▸ **SUPPLIED INFORMATION**:
##############################
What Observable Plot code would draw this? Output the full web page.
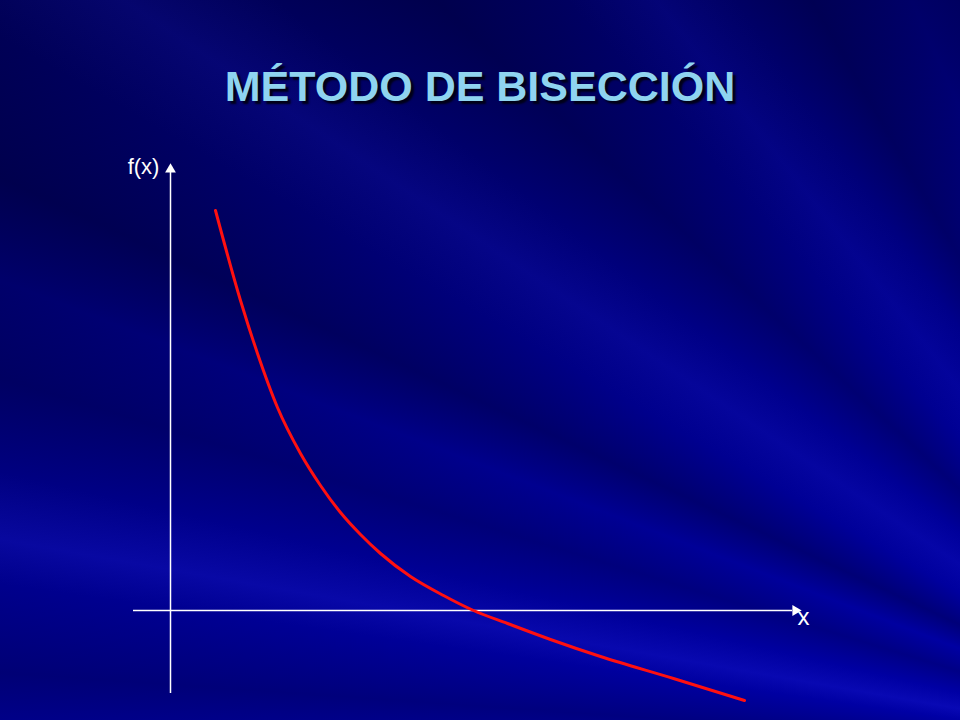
<!DOCTYPE html>
<html>
<head>
<meta charset="utf-8">
<script src="https://cdn.jsdelivr.net/npm/d3@7"></script>
<script src="https://cdn.jsdelivr.net/npm/@observablehq/plot@0.6"></script>
<style>
  html, body { margin: 0; padding: 0; }
  #frame {
    position: relative; width: 960px; height: 720px; overflow: hidden;
    background:
      conic-gradient(from 270deg at 1250px 760px,
        rgba(0,0,0,0) 0deg, rgba(0,0,30,0.25) 4deg, rgba(0,0,0,0) 8deg,
        rgba(30,30,220,0.28) 10deg, rgba(0,0,0,0) 13deg,
        rgba(0,0,30,0.22) 17deg, rgba(0,0,0,0) 21deg,
        rgba(0,0,30,0.30) 25deg, rgba(0,0,0,0) 30deg,
        rgba(30,30,220,0.18) 34deg, rgba(0,0,0,0) 38deg,
        rgba(0,0,30,0.25) 43deg, rgba(0,0,0,0) 48deg,
        rgba(20,20,210,0.18) 52deg, rgba(0,0,0,0) 56deg,
        rgba(0,0,30,0.25) 60deg, rgba(0,0,0,0) 66deg,
        rgba(0,0,30,0.22) 72deg, rgba(0,0,0,0) 78deg,
        rgba(0,0,0,0) 360deg),
      linear-gradient(165deg, #000052 0%, #00006c 30%, #00008c 60%, #00009e 85%, #0000a6 100%);
  }
  #title {
    position: absolute; left: 0; top: 62px; width: 960px; text-align: center;
    font-family: "Liberation Sans", Arial, sans-serif; font-weight: bold;
    font-size: 43px; color: #8fd4f0; text-shadow: 3px 3px 2px #000018;
  }
  #chart { position: absolute; left: 0; top: 0; }
</style>
</head>
<body>
<div id="frame">
  <div id="title">MÉTODO DE BISECCIÓN</div>
  <div id="chart"></div>
</div>
<script>
// Curve points (x, f(x)) in arbitrary units
const curveX = [0.45, 0.70, 0.87, 1.07, 1.30, 1.50, 1.70, 1.90, 2.10, 2.40, 2.73, 3.03, 3.37, 3.80, 4.30, 5.03, 5.74];
const curveY = [4.00, 3.10, 2.57, 2.03, 1.57, 1.25, 0.98, 0.76, 0.57, 0.34, 0.15, 0.00, -0.13, -0.29, -0.46, -0.68, -0.90];

// Axis extents and labels
const xAxisRange = [-0.37, 6.22];
const yAxisRange = [-0.83, 4.38];
const axisLabels = ["f(x)", "x"];

const curve = curveX.map((x, i) => ({x, y: curveY[i]}));

const plot = Plot.plot({
  width: 960,
  height: 720,
  marginLeft: 170,
  marginRight: 190,
  marginTop: 210,
  marginBottom: 110,
  x: {domain: [0, 6], axis: null},
  y: {domain: [0, 4], axis: null},
  style: {background: "transparent", overflow: "visible"},
  marks: [
    Plot.ruleY([0], {x1: xAxisRange[0], x2: xAxisRange[1], stroke: "white", strokeWidth: 1.5}),
    Plot.ruleX([0], {y1: yAxisRange[0], y2: yAxisRange[1], stroke: "white", strokeWidth: 1.5}),
    Plot.dot([{x: 0, y: yAxisRange[1] + 0.03}], {x: "x", y: "y", symbol: "triangle", r: 4, fill: "white", stroke: "none"}),
    Plot.dot([{x: xAxisRange[1] + 0.03, y: 0}], {x: "x", y: "y", symbol: "triangle", r: 4, fill: "white", stroke: "none", rotate: 90}),
    Plot.line(curve, {x: "x", y: "y", stroke: "#ff1010", strokeWidth: 3, curve: "monotone-x"}),
    Plot.text([axisLabels[0]], {x: -0.27, y: 4.44, text: d => d, fill: "white", fontSize: 22, fontFamily: "Liberation Sans, Arial, sans-serif"}),
    Plot.text([axisLabels[1]], {x: 6.33, y: -0.07, text: d => d, fill: "white", fontSize: 24, fontFamily: "Liberation Sans, Arial, sans-serif"})
  ]
});
document.getElementById("chart").appendChild(plot);
</script>
</body>
</html>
##############################
Exclude the pictures, and transcribe all of the material exactly.

▸ **FULL RESPONSE**:
What Observable Plot code would draw this? Output the full web page.
<!DOCTYPE html>
<html>
<head>
<meta charset="utf-8">
<script src="https://cdn.jsdelivr.net/npm/d3@7"></script>
<script src="https://cdn.jsdelivr.net/npm/@observablehq/plot@0.6"></script>
<style>
  html, body { margin: 0; padding: 0; }
  #frame {
    position: relative; width: 960px; height: 720px; overflow: hidden;
    background:
      conic-gradient(from 270deg at 1250px 760px,
        rgba(0,0,0,0) 0deg, rgba(0,0,30,0.25) 4deg, rgba(0,0,0,0) 8deg,
        rgba(30,30,220,0.28) 10deg, rgba(0,0,0,0) 13deg,
        rgba(0,0,30,0.22) 17deg, rgba(0,0,0,0) 21deg,
        rgba(0,0,30,0.30) 25deg, rgba(0,0,0,0) 30deg,
        rgba(30,30,220,0.18) 34deg, rgba(0,0,0,0) 38deg,
        rgba(0,0,30,0.25) 43deg, rgba(0,0,0,0) 48deg,
        rgba(20,20,210,0.18) 52deg, rgba(0,0,0,0) 56deg,
        rgba(0,0,30,0.25) 60deg, rgba(0,0,0,0) 66deg,
        rgba(0,0,30,0.22) 72deg, rgba(0,0,0,0) 78deg,
        rgba(0,0,0,0) 360deg),
      linear-gradient(165deg, #000052 0%, #00006c 30%, #00008c 60%, #00009e 85%, #0000a6 100%);
  }
  #title {
    position: absolute; left: 0; top: 62px; width: 960px; text-align: center;
    font-family: "Liberation Sans", Arial, sans-serif; font-weight: bold;
    font-size: 43px; color: #8fd4f0; text-shadow: 3px 3px 2px #000018;
  }
  #chart { position: absolute; left: 0; top: 0; }
</style>
</head>
<body>
<div id="frame">
  <div id="title">MÉTODO DE BISECCIÓN</div>
  <div id="chart"></div>
</div>
<script>
// Curve points (x, f(x)) in arbitrary units
const curveX = [0.45, 0.70, 0.87, 1.07, 1.30, 1.50, 1.70, 1.90, 2.10, 2.40, 2.73, 3.03, 3.37, 3.80, 4.30, 5.03, 5.74];
const curveY = [4.00, 3.10, 2.57, 2.03, 1.57, 1.25, 0.98, 0.76, 0.57, 0.34, 0.15, 0.00, -0.13, -0.29, -0.46, -0.68, -0.90];

// Axis extents and labels
const xAxisRange = [-0.37, 6.22];
const yAxisRange = [-0.83, 4.38];
const axisLabels = ["f(x)", "x"];

const curve = curveX.map((x, i) => ({x, y: curveY[i]}));

const plot = Plot.plot({
  width: 960,
  height: 720,
  marginLeft: 170,
  marginRight: 190,
  marginTop: 210,
  marginBottom: 110,
  x: {domain: [0, 6], axis: null},
  y: {domain: [0, 4], axis: null},
  style: {background: "transparent", overflow: "visible"},
  marks: [
    Plot.ruleY([0], {x1: xAxisRange[0], x2: xAxisRange[1], stroke: "white", strokeWidth: 1.5}),
    Plot.ruleX([0], {y1: yAxisRange[0], y2: yAxisRange[1], stroke: "white", strokeWidth: 1.5}),
    Plot.dot([{x: 0, y: yAxisRange[1] + 0.03}], {x: "x", y: "y", symbol: "triangle", r: 4, fill: "white", stroke: "none"}),
    Plot.dot([{x: xAxisRange[1] + 0.03, y: 0}], {x: "x", y: "y", symbol: "triangle", r: 4, fill: "white", stroke: "none", rotate: 90}),
    Plot.line(curve, {x: "x", y: "y", stroke: "#ff1010", strokeWidth: 3, curve: "monotone-x"}),
    Plot.text([axisLabels[0]], {x: -0.27, y: 4.44, text: d => d, fill: "white", fontSize: 22, fontFamily: "Liberation Sans, Arial, sans-serif"}),
    Plot.text([axisLabels[1]], {x: 6.33, y: -0.07, text: d => d, fill: "white", fontSize: 24, fontFamily: "Liberation Sans, Arial, sans-serif"})
  ]
});
document.getElementById("chart").appendChild(plot);
</script>
</body>
</html>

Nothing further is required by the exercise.